The performances are gorgeously expressive. Bello and Mortensen are real, heartfelt, drawing us deep into the characters’ lives until we feel we know them, then surprising us, but always perfectly integrated to keep us connected to the characters. In the more outsize bad guy roles, Stephen McHattie, Ed Harris, and William Hurt find the strength in unsettlingly understated performances that convey the coiled anger inside them, ready to spring. Director David Cronenberg beautifully frames each shot, each scene, to lead us to ask ourselves whether there is a Joey inside anyone we know — whether there is a Joey inside each of us, whether we need him there. Enter an even bigger menace — as Pogo used to say “We have met the enemy and he is us.”

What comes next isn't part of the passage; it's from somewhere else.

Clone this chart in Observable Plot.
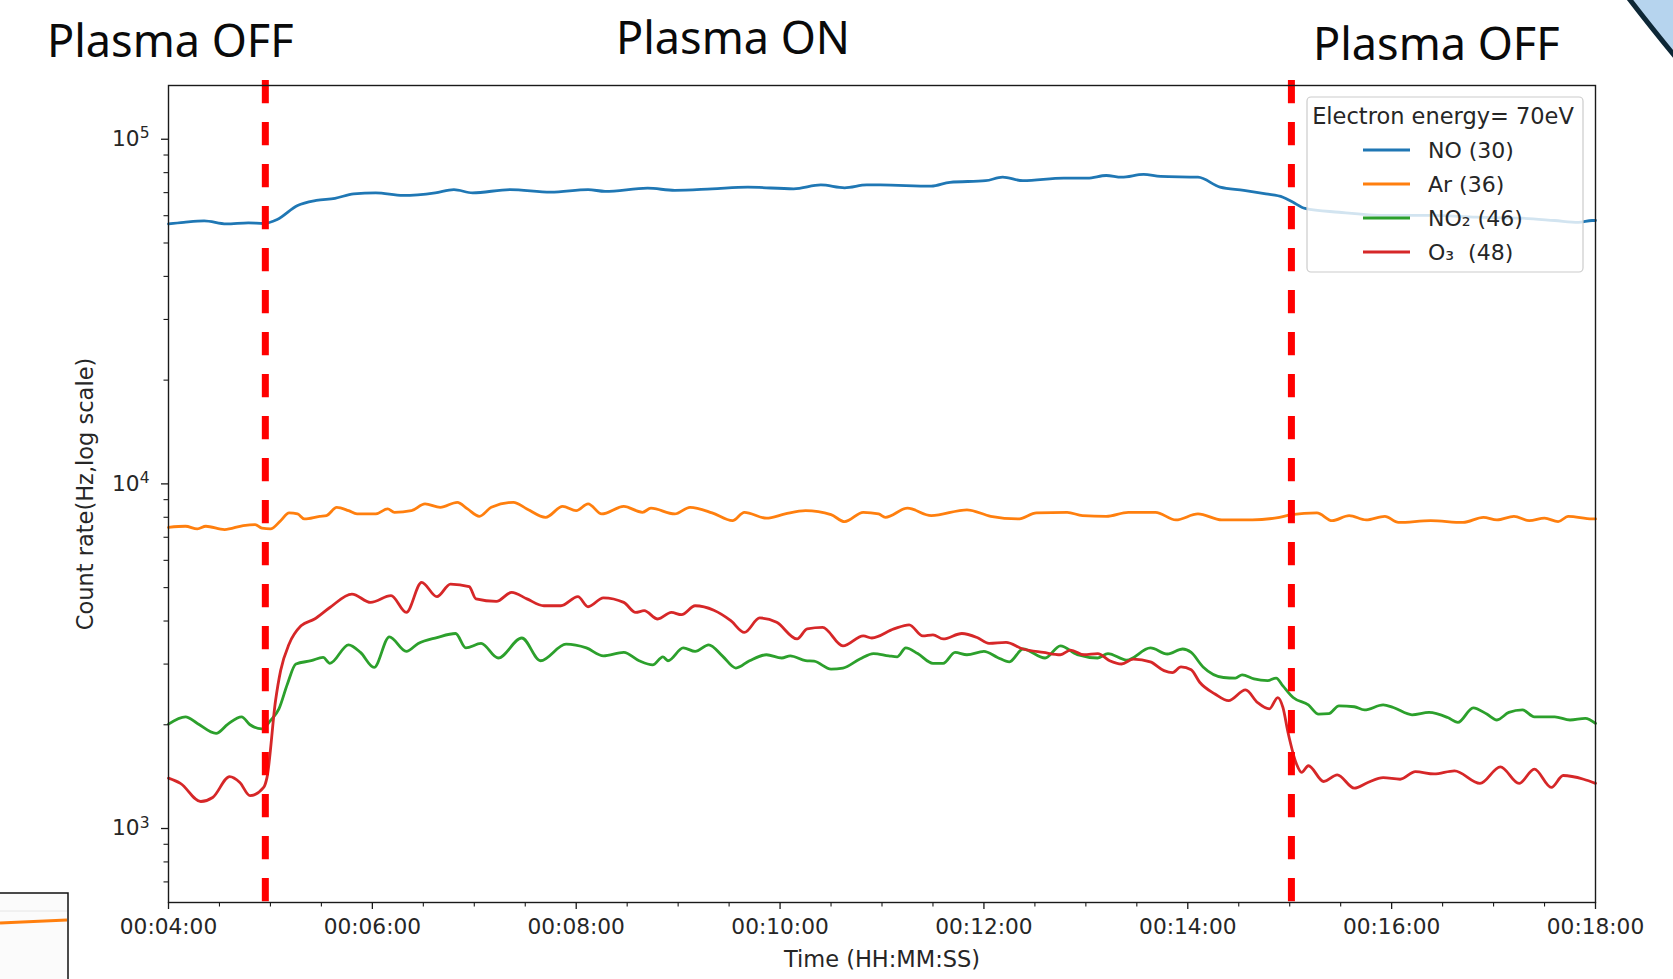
<!DOCTYPE html>
<html>
<head>
<meta charset="utf-8">
<script src="https://cdn.jsdelivr.net/npm/d3@7"></script>
<script src="https://cdn.jsdelivr.net/npm/@observablehq/plot@0.6"></script>
<style>
  html, body { margin: 0; padding: 0; background: #ffffff; }
  #page { position: relative; width: 1673px; height: 979px; overflow: hidden; background: #fff; }
  #chart { position: absolute; left: 0; top: 0; }
  #overlay { position: absolute; left: 0; top: 0; pointer-events: none; }
</style>
</head>
<body>
<div id="page">
  <div id="chart"></div>
  <svg id="overlay" width="1673" height="979"></svg>
</div>
<script>
// ---------------- data (time in seconds, count rate in Hz) ----------------
const seriesNames  = ["NO (30)", "Ar (36)", "NO₂ (46)", "O₃  (48)"];
const seriesColors = ["#1f77b4", "#ff7f0e", "#2ca02c", "#d62728"];
const legendTitle  = "Electron energy= 70eV";
const phaseLabels  = ["Plasma OFF", "Plasma ON", "Plasma OFF"];
const plasmaSwitchTimes = [297, 901];

const noTime = [240,249,261,274,287,296,304,316,327,338,349,362,378,397,408,419,441,465,487,497,522,538,560,581,608,624,638,651,659,689,700,721,731,743,767,781,792,801,814,824,846,859,873,886,896,902,909,929,956,983,1010,1037,1056,1070,1078,1080];
const noCount = [56800,57400,57960,56800,57200,56950,58500,64230,66430,67400,69400,69900,68700,69900,71400,69900,71400,70200,71400,70600,72100,71100,71800,72600,71800,73700,72300,73700,73700,73100,75000,75800,77600,75800,77100,77100,78500,77600,79100,78000,77600,72600,71100,69400,67900,65600,63000,61400,60100,60100,59400,59000,58100,57400,58100,58100];

const arTime = [240,250,257,262,273,284,291,295,300,306,311,316,320,329,333,339,346,351,362,369,373,383,391,400,410,416,423,430,443,451,462,472,480,487,495,508,519,524,538,547,560,572,579,592,603,615,630,638,649,658,662,675,689,710,724,740,751,769,778,792,805,821,833,846,860,878,894,901,916,925,935,945,956,964,983,1002,1014,1022,1032,1041,1050,1058,1064,1078,1080];
const arCount = [7480,7535,7400,7535,7370,7570,7620,7435,7400,7820,8240,8180,7910,8050,8090,8550,8360,8180,8180,8460,8270,8360,8750,8550,8840,8460,8050,8550,8840,8460,8000,8600,8360,8750,8180,8600,8270,8500,8180,8550,8240,7820,8270,7950,8180,8360,8140,7770,8270,8180,8000,8500,8090,8410,8050,7910,8240,8270,8090,8050,8270,8270,7860,8180,7860,7860,8000,8140,8240,7820,8090,7860,8050,7730,7820,7730,8000,7860,8050,7820,7950,7770,8050,7910,7910];

const no2Time = [240,250,257,268,275,283,288,295,300,305,310,315,324,331,335,346,353,361,370,380,387,398,409,415,424,434,448,459,474,486,496,508,517,525,531,534,543,550,558,566,574,582,592,601,606,615,620,630,637,647,655,664,669,674,681,690,696,703,710,720,728,735,743,756,765,775,787,793,804,818,828,837,842,849,861,868,872,879,887,892,896,902,911,917,923,929,938,944,955,961,972,982,993,999,1008,1016,1022,1029,1037,1044,1056,1065,1074,1080];
const no2Count = [2009,2109,2018,1888,2009,2109,2000,1945,2057,2224,2627,3002,3068,3136,3015,3413,3243,2933,3600,3266,3444,3582,3680,3342,3444,3124,3571,3068,3428,3342,3170,3243,3068,2985,3150,3068,3342,3266,3413,3170,2922,3068,3193,3124,3170,3068,3058,2902,2922,3102,3219,3170,3150,3342,3219,3015,3015,3243,3193,3266,3136,3045,3318,3124,3390,3193,3124,3219,3080,3342,3209,3318,3243,2943,2743,2733,2793,2716,2686,2733,2593,2399,2284,2148,2155,2270,2256,2208,2284,2245,2138,2172,2099,2032,2240,2148,2065,2172,2208,2109,2109,2065,2088,2018];

const o3Time = [240,247,259,266,276,282,288,296,298,303,306,311,318,326,335,348,359,371,380,389,398,406,417,421,433,442,451,461,471,481,487,496,508,515,520,528,536,542,550,561,571,579,588,598,610,616,625,637,649,654,667,676,684,690,696,707,716,723,733,743,755,765,771,779,787,794,801,808,818,826,831,836,842,847,856,864,874,881,888,893,896,899,904,907,911,920,928,938,946,955,965,974,985,997,1012,1024,1035,1044,1054,1061,1073,1080];
const o3Count = [1400,1352,1198,1230,1415,1360,1245,1316,1407,2349,2872,3429,3873,4054,4379,4790,4530,4737,4237,5179,4708,5120,5031,4637,4561,4846,4637,4430,4430,4708,4400,4670,4530,4237,4285,4054,4237,4173,4430,4300,4010,3706,4083,3966,3548,3795,3833,3390,3622,3571,3795,3900,3622,3648,3548,3680,3582,3444,3467,3318,3243,3193,3295,3193,3219,3068,3002,3102,3045,2872,2835,2943,2887,2657,2457,2349,2524,2321,2224,2399,2245,1900,1539,1455,1521,1369,1431,1310,1360,1405,1390,1463,1440,1470,1352,1510,1352,1487,1316,1425,1390,1352];

// axis ticks
const xMajorTicks = [240, 360, 480, 600, 720, 840, 960, 1080];
const xMinorTicks = [270, 300, 330, 390, 420, 450, 510, 540, 570, 630, 660, 690, 750, 780, 810, 870, 900, 930, 990, 1020, 1050];
const yMajorTicks = [1e3, 1e4, 1e5];
const yMinorTicks = [700, 800, 900, 2000, 3000, 4000, 5000, 6000, 7000, 8000, 9000, 20000, 30000, 40000, 50000, 60000, 70000, 80000, 90000];
const xDomain = [240, 1080];
const yDomain = [610, 143200];

// ---------------- build table ----------------
const seriesTimes = [noTime, arTime, no2Time, o3Time];
const seriesCounts = [noCount, arCount, no2Count, o3Count];
const rows = [];
seriesNames.forEach((name, i) => {
  seriesTimes[i].forEach((t, j) => rows.push({series: name, t, v: seriesCounts[i][j]}));
});

const pad2 = n => String(n).padStart(2, "0");
const fmtTime = s => `${pad2(Math.floor(s / 3600))}:${pad2(Math.floor(s / 60) % 60)}:${pad2(s % 60)}`;
const fmtPow = v => "10^" + Math.round(Math.log10(v));

const textColor = "#262626";
const axisColor = "#1a1a1a";

const chart = Plot.plot({
  width: 1673,
  height: 979,
  marginLeft: 168,
  marginRight: 78,
  marginTop: 85,
  marginBottom: 77,
  style: {fontFamily: "DejaVu Sans", fontSize: "21.7px", color: textColor, background: "transparent"},
  x: {type: "linear", domain: xDomain},
  y: {type: "log", domain: yDomain},
  color: {domain: seriesNames, range: seriesColors},
  marks: [
    Plot.line(rows, {x: "t", y: "v", z: "series", stroke: "series", strokeWidth: 2.8, strokeLinejoin: "round", curve: "monotone-x"}),
    Plot.ruleX(plasmaSwitchTimes, {x: d => d, stroke: "#ff0000", strokeWidth: 7, strokeDasharray: "23.3,18.7", insetTop: -5}),
    Plot.frame({stroke: axisColor, strokeWidth: 1.4}),
    Plot.axisX({ticks: xMajorTicks, tickFormat: fmtTime, tickSize: 7, tickPadding: 9, fontSize: 21.7, label: null, stroke: axisColor, strokeWidth: 1.3, fill: textColor}),
    Plot.axisX({ticks: xMinorTicks, tickFormat: () => "", tickSize: 4.5, label: null, stroke: axisColor, strokeWidth: 1.1}),
    Plot.axisY({ticks: yMajorTicks, tickFormat: fmtPow, tickSize: 7, tickPadding: 12, fontSize: 21.7, label: null, stroke: axisColor, strokeWidth: 1.3, fill: textColor}),
    Plot.axisY({ticks: yMinorTicks, tickFormat: () => "", tickSize: 4.5, label: null, stroke: axisColor, strokeWidth: 1.1}),
    Plot.text(["Time (HH:MM:SS)"], {text: d => d, frameAnchor: "bottom", dy: 64, fontSize: 22.5, fill: textColor}),
    Plot.text(["Count rate(Hz,log scale)"], {text: d => d, frameAnchor: "left", textAnchor: "middle", dx: -83, rotate: -90, fontSize: 22.5, fill: textColor})
  ]
});
document.getElementById("chart").appendChild(chart);

// render "10^k" tick labels as 10 with a raised exponent (matplotlib mathtext look)
d3.select(chart).selectAll("text").each(function() {
  const el = d3.select(this);
  const s = el.text();
  const m = /^10\^(\d+)$/.exec(s);
  if (!m) return;
  el.text("");
  el.append("tspan").text("10");
  el.append("tspan").attr("dy", "-0.5em").attr("font-size", "15.5px").text(m[1]);
});

// ---------------- legend (matplotlib style, semi-transparent box) ----------------
const svg = d3.select(chart);
const lg = svg.append("g").attr("font-family", "DejaVu Sans").attr("font-size", 22).attr("fill", textColor);
lg.append("rect").attr("x", 1307).attr("y", 97).attr("width", 276).attr("height", 175).attr("rx", 4)
  .attr("fill", "#ffffff").attr("fill-opacity", 0.8).attr("stroke", "#cccccc").attr("stroke-width", 1.2);
lg.append("text").attr("x", 1443).attr("y", 124).attr("text-anchor", "middle").attr("font-size", 22.5).text(legendTitle);
seriesNames.forEach((name, i) => {
  const yy = 150 + i * 34;
  lg.append("line").attr("x1", 1363).attr("x2", 1410).attr("y1", yy).attr("y2", yy)
    .attr("stroke", seriesColors[i]).attr("stroke-width", 3);
  lg.append("text").attr("x", 1428).attr("y", yy + 8).attr("text-anchor", "start")
    .style("white-space", "pre").text(name);
});

// ---------------- slide annotations / decorations ----------------
const ov = d3.select("#overlay");
// top-right decorative circle edge
ov.append("path").attr("d", "M1627,-4 Q1650,26 1678,60 L1678,-4 Z").attr("fill", "#b6d4ee");
ov.append("path").attr("d", "M1627,-4 Q1650,26 1678,60").attr("fill", "none").attr("stroke", "#0d2736").attr("stroke-width", 5);
// bottom-left fragment of neighbouring picture
ov.append("rect").attr("x", -3).attr("y", 893).attr("width", 71).attr("height", 95).attr("fill", "#fbfbfb").attr("stroke", "#111").attr("stroke-width", 1.5);
ov.append("line").attr("x1", 0).attr("x2", 67).attr("y1", 911).attr("y2", 911).attr("stroke", "#e6e6e6").attr("stroke-width", 1);
ov.append("line").attr("x1", 0).attr("x2", 67).attr("y1", 923).attr("y2", 920).attr("stroke", "#ff7f0e").attr("stroke-width", 3);
// phase titles
const titlePos = [[47, 57], [616, 54], [1313, 60]];
phaseLabels.forEach((t, i) => {
  ov.append("text").attr("x", titlePos[i][0]).attr("y", titlePos[i][1])
    .attr("font-family", "Noto Sans").attr("font-size", 45).attr("fill", "#0a0a0a").text(t);
});
</script>
</body>
</html>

Parents should know that this is an extremely violent movie with intense and brutal fighting and gunplay, a child in peril, and graphic images of wounded and dead bodies. Characters use very strong language, including crude insults. There are explicit sexual references and exceptionally explicit sexual situations, including one that involves force. Characters drink and smoke and teenagers smoke marijuana.

Families who see this movie should talk about the way it ties together many different threads and themes about the role of violence in our lives and the way we feel both drawn to it and revolted by it. The movie also raises questions about the way we see our families — as harbors of safety and as places of danger. Families may want to talk about their own experiences with violence.

Families who enjoy this film will also enjoy classics about peace-loving men in a violent world, High Noon, The Friendly Persuasion, and Destry Rides Again. They will also appreciate Crash, which explores the insidious role of racism and violence in modern life. This movie covers only a portion of the graphic novel that it is based on, so families who enjoy this film should take a look at the book by John Wagner and Vince Locke.